To use your custom data loader, update the data_loading section in your configuration file (e.g., configs/example_config.yaml):

data_loading:
  # ... other settings ...
  loader_class: path.to.your.module.YourCustomLoaderClassName # Update this line
  # Provide any custom keys your loader's __init__ needs
  your_custom_annotation_path:
    train: /path/to/your/train_annotations.pkl
    val:   /path/to/your/val_annotations.pkl
  # ... other dataset-specific paths or parameters ...

Set loader_class to the fully qualified Python path of your custom loader class.
Ensure any necessary configuration parameters (like annotation file paths) needed by your loader's __init__ method are present in the data_loading section.

Example

Refer to data_loader.embodiedscan_loader.EmbodiedScanLoader for a concrete implementation example using datasets like ScanNet, Matterport3D, and 3RScan.

Additionally, refer to data_loader.example_loader.py for a simpler implementation tailored specifically to the JSON annotation format found in the example_data/ directory.

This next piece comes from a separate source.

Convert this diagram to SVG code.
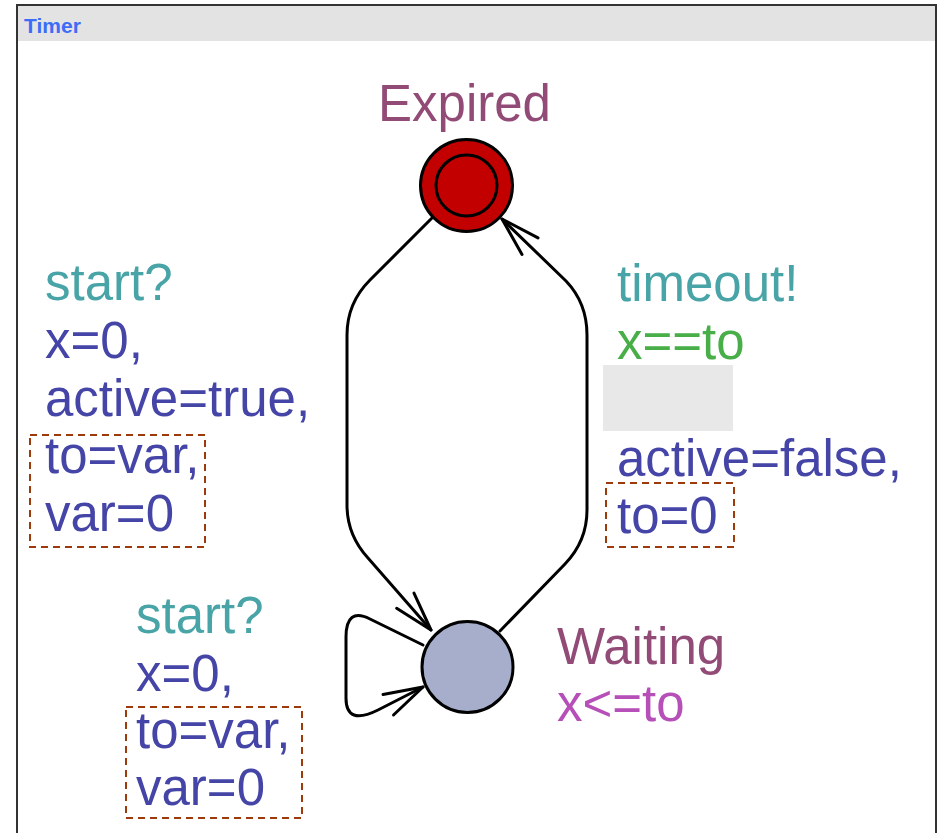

This loader demonstrates how to handle the example annotations provided for testing the pipeline.

Visualizing Your Loader Output

To verify that your custom data loader is producing the correct outputs (specifically the object instances with their 3D bounding boxes and camera parameters), you can use the provided visualization script: scripts/visualize_input.py.

Purpose:

This script takes an image file and a corresponding intermediate annotation JSON file (similar to those in example_data/annotations/, representing the data your loader would prepare for a single image) as input. It reads the camera parameters (extrinsic, intrinsic) and the object information (specifically bbox_3d) from the JSON. It then projects the 3D bounding boxes onto the 2D image and displays the result.

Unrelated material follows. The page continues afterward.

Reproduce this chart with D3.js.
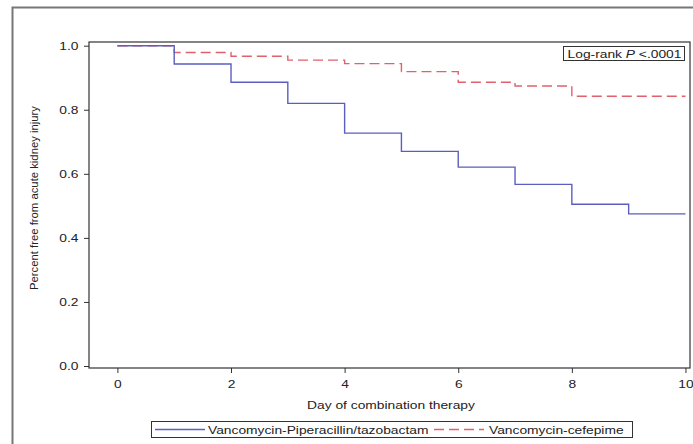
<!DOCTYPE html>
<html><head><meta charset="utf-8">
<script src="https://cdn.jsdelivr.net/npm/d3@7/dist/d3.min.js"></script>
<style>body{margin:0;background:#fff}svg{display:block}text{font-family:"Liberation Sans",Arial,sans-serif;fill:#222}</style>
</head><body><svg id="c" width="693" height="444"></svg>
<script>
const days = [0,1,2,3,4,5,6,7,8,9,10];
const pipTazo = [1.0,0.943,0.886,0.820,0.727,0.670,0.621,0.567,0.505,0.475,0.475];
const cefepime = [1.0,0.979,0.967,0.955,0.944,0.919,0.886,0.874,0.842,0.842,0.842];
const xTicks = [0,2,4,6,8,10];
const yTicks = [0.0,0.2,0.4,0.6,0.8,1.0];
const seriesNames = ["Vancomycin-Piperacillin/tazobactam","Vancomycin-cefepime"];

const SX = 1.2, FS = "11.5px";
const svg = d3.select("#c");
const L=89,R=690,T=42,B=368;
const x = d3.scaleLinear().domain([-0.5,10.08]).range([L,R]);
const y = d3.scaleLinear().domain([0,1]).range([366,45.7]);

function htext(px,py,anchor){
  return svg.append("g").attr("transform",`translate(${px},${py}) scale(${SX},1)`)
    .append("text").attr("text-anchor",anchor||"start").style("font-size",FS);
}

// outer frame
svg.append("rect").attr("x",12.5).attr("y",7.5).attr("width",700).attr("height",460)
  .attr("fill","none").attr("stroke","#777").attr("stroke-width",2);

// axes
const xa = svg.append("g").attr("transform",`translate(0,${B})`)
  .call(d3.axisBottom(x).tickValues(xTicks).tickSize(5).tickPadding(7).tickFormat(d3.format("d")));
const ya = svg.append("g").attr("transform",`translate(${L},0)`)
  .call(d3.axisLeft(y).tickValues(yTicks).tickSize(5).tickPadding(6).tickFormat(d3.format(".1f")));
[xa,ya].forEach(g=>{g.select(".domain").remove();g.selectAll("line").attr("stroke","#333");
  g.selectAll("text").style("font-size",FS).attr("fill","#222");});
xa.selectAll("text").attr("transform",`scale(${SX},1)`);
ya.selectAll("text").attr("x",-10.5/SX).attr("transform",`scale(${SX},1)`);

// plot frame
svg.append("rect").attr("x",L).attr("y",T).attr("width",R-L).attr("height",B-T)
  .attr("fill","none").attr("stroke","#333").attr("stroke-width",1.2);

const line = d3.line().x(d=>x(d[0])).y(d=>y(d[1])).curve(d3.curveStepAfter);
svg.append("path").datum(days.map((d,i)=>[d,cefepime[i]])).attr("d",line)
  .attr("fill","none").attr("stroke","#e0606b").attr("stroke-width",1.4).attr("stroke-dasharray","10,5");
svg.append("path").datum(days.map((d,i)=>[d,pipTazo[i]])).attr("d",line)
  .attr("fill","none").attr("stroke","#5a5ec0").attr("stroke-width",1.4);

// log-rank box
svg.append("rect").attr("x",563.5).attr("y",46.5).attr("width",121).attr("height",14)
  .attr("fill","#fff").attr("stroke","#333");
const lt = htext(624.5,57.8,"middle");
lt.append("tspan").text("Log-rank ");
lt.append("tspan").attr("font-style","italic").text("P");
lt.append("tspan").text(" <.0001");

// axis titles
htext(391,409,"middle").text("Day of combination therapy");
svg.append("text").attr("transform","translate(38,198) rotate(-90)").attr("text-anchor","middle")
  .style("font-size","11.3px").text("Percent free from acute kidney injury");

// legend
svg.append("rect").attr("x",151.5).attr("y",421.5).attr("width",481).attr("height",16)
  .attr("fill","#fff").attr("stroke","#333");
svg.append("line").attr("x1",155).attr("x2",205).attr("y1",429.5).attr("y2",429.5)
  .attr("stroke","#5a5ec0").attr("stroke-width",1.4);
htext(208,433.8).text(seriesNames[0]);
svg.append("line").attr("x1",434).attr("x2",484).attr("y1",429.5).attr("y2",429.5)
  .attr("stroke","#e0606b").attr("stroke-width",1.4).attr("stroke-dasharray","10,5");
htext(489,433.8).text(seriesNames[1]);
</script></body></html>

This helps you visually confirm:

Camera parameters (extrinsic, intrinsic) are correct.
Oriented object bounding boxes (derived from bbox_3d) align with the objects in the image.
The data format your loader prepares is being interpreted correctly before passing it to the main pipeline.

Important Note:

The provided visualization script, scripts/visualize_input.py, is designed to help debug your custom loader's output before running the full generation pipeline. It reads an intermediate JSON file (like those in example_data/annotations/) which represents the data your loader passes for a single image.

Currently, this script expects the JSON to contain an objects array. For each object in this array, it specifically looks for a bbox_3d field containing a list with 9 DoF parameters (center, size, rotation) as its first element. It uses these parameters to generate an Open3D OrientedBoundingBox (obb) via the _9dof_to_box function for visualization.

If your custom loader generates an intermediate JSON where the 3D bounding box information is stored differently (e.g., different format within bbox_3d, different field name, or only providing a pre-computed obb), you will need to modify the visualize_single_image function in scripts/visualize_input.py (around line 195) to correctly parse your data and create the o3d_box for drawing.